First, I'd use 'center weighted' metering mode rather than evaluative. I find it tends to do a better job of allowing your subject to get metering priority, but still metering the whole scene as needed - you may still get slight blown backgrounds, but will almost never get underexposed subjects.
Second, I'd dial in some EV compensation - usually it doesn't take much. With my last few cameras, I have used - 0.3 of EV dialed in all the time...that combined with center-weighted metering seems to handle the backgrounds just enough in tough lighting to avoid bad blowout, and still getting subjects properly metered.
Third, I'd try using your dynamic or automatic lighting compensation mode - not sure what Canon calls theirs or which settings it has available to it - but these are usually modes designed to recover underexposed shadow areas a bit in tricky lighting. By center-weighting then intentionally dialing in EV for underexposure, it allows you to handle highlights nicely, while the dynamic range optimization/lighting control function brings up the underexposed bits, with the end result usually being a very nicely metered scene even with very mixed lighting.

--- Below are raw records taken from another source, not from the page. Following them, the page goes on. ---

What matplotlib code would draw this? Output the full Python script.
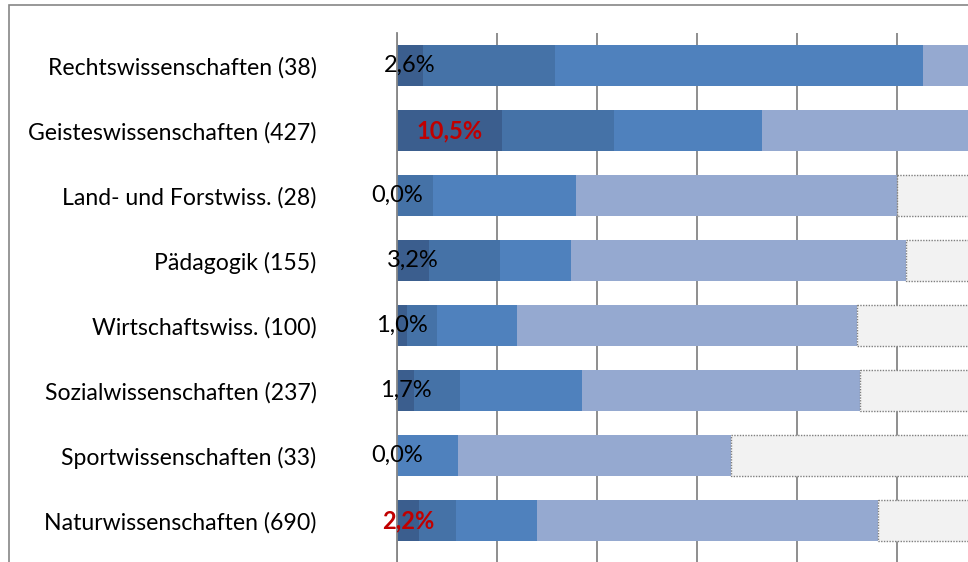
import numpy as np
import matplotlib.pyplot as plt
from matplotlib.patches import Rectangle

# categories (top to bottom) and shares per answer group in percent
categories = ['Rechtswissenschaften (38)', 'Geisteswissenschaften (427)',
              'Land- und Forstwiss. (28)', 'Pädagogik (155)',
              'Wirtschaftswiss. (100)', 'Sozialwissenschaften (237)',
              'Sportwissenschaften (33)', 'Naturwissenschaften (690)']
s1 = [2.6, 10.5, 0.0, 3.2, 1.0, 1.7, 0.0, 2.2]
s2 = [13.2, 11.2, 3.6, 7.1, 3.0, 4.6, 0.0, 3.7]
s3 = [36.8, 14.8, 14.3, 7.1, 8.0, 12.2, 6.1, 8.1]
s4 = [47.4, 35.0, 32.1, 33.5, 34.0, 27.8, 27.3, 34.1]
s5 = [0.0, 28.5, 50.0, 49.1, 54.0, 53.7, 66.6, 51.9]
labels = ['2,6%', '10,5%', '0,0%', '3,2%', '1,0%', '1,7%', '0,0%', '2,2%']
highlight = [False, True, False, False, False, False, False, True]

colors = ['#3b5e8e', '#4572a7', '#4f81bd', '#95a9d0']
W, H = 968, 562

plt.rcParams['font.family'] = ['Lato', 'DejaVu Sans']
fig = plt.figure(figsize=(W / 100, H / 100), dpi=100)

# outer chart frame (cropped on the right and bottom)
fig.patches.append(Rectangle((9 / W, -0.1), 1.2, 1.1 - 5 / H, transform=fig.transFigure,
                             fill=False, edgecolor='#868686', linewidth=1.2))

ax = fig.add_axes([397 / W, 0, 1000 / W, 1 - 33 / H])
y = np.arange(len(categories))
h = 0.646

left = np.zeros(len(categories))
for vals, c in zip([s1, s2, s3, s4], colors):
    ax.barh(y, vals, left=left, height=h, color=c, edgecolor='none', zorder=2)
    left += np.array(vals)
ax.barh(y, s5, left=left, height=h, color='#f2f2f2', edgecolor='#7f7f7f',
        linestyle=(0, (1, 1)), linewidth=1.0, zorder=2)

for i in range(len(categories)):
    if highlight[i]:
        ax.text(s1[i] / 2, y[i], labels[i], ha='center', va='center', fontsize=17,
                color='#c00000', fontweight='bold', zorder=3)
    else:
        ax.text(s1[i] / 2, y[i], labels[i], ha='center', va='center', fontsize=17,
                color='black', zorder=3)

ax.set_xlim(0, 100)
ax.set_ylim(7.5 + 9 / 65, -0.5)
ax.set_xticks(np.arange(0, 101, 10))
ax.set_xticklabels([])
ax.grid(axis='x', color='#868686', linewidth=1.3, zorder=0)
ax.set_yticks(y)
ax.set_yticklabels(categories, fontsize=16.6)
ax.tick_params(axis='y', length=0, pad=58)
ax.tick_params(axis='x', length=0)
for side in ['top', 'right', 'bottom']:
    ax.spines[side].set_visible(False)
ax.spines['left'].set_color('#868686')
ax.spines['left'].set_linewidth(1.3)

fig.savefig('out.png', dpi=100)
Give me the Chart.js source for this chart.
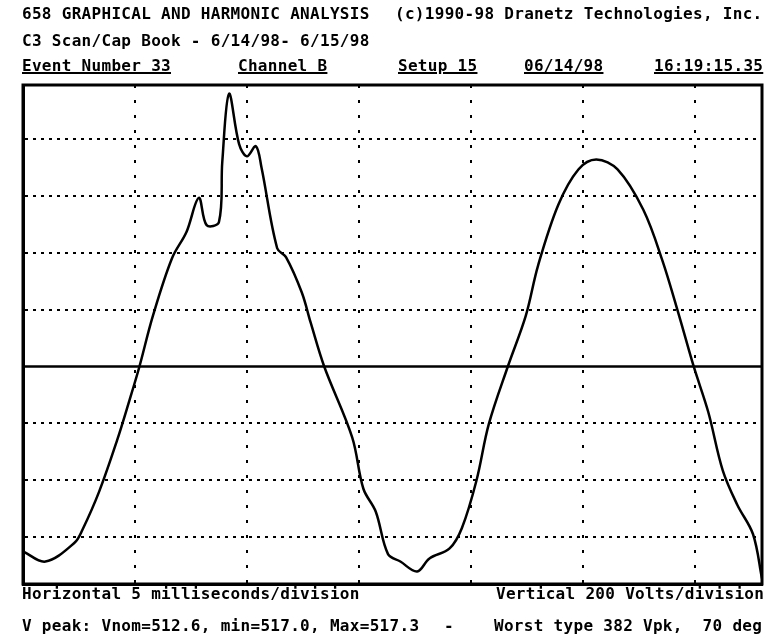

Those are my 'all the time' settings. Of course, depending on how bad the mixed lighting is, and how challenging the highlights and shadows, you might just be pushing beyond the capability of your camera to capture the scene - in which case you have to move to another solution - using either fill flash to illuminate a subject against a bright background by metering that background and letting the flash illuminate the subject, or taking multiple shots and stacking them in post processing for an HDR which can handle the greater dynamic range.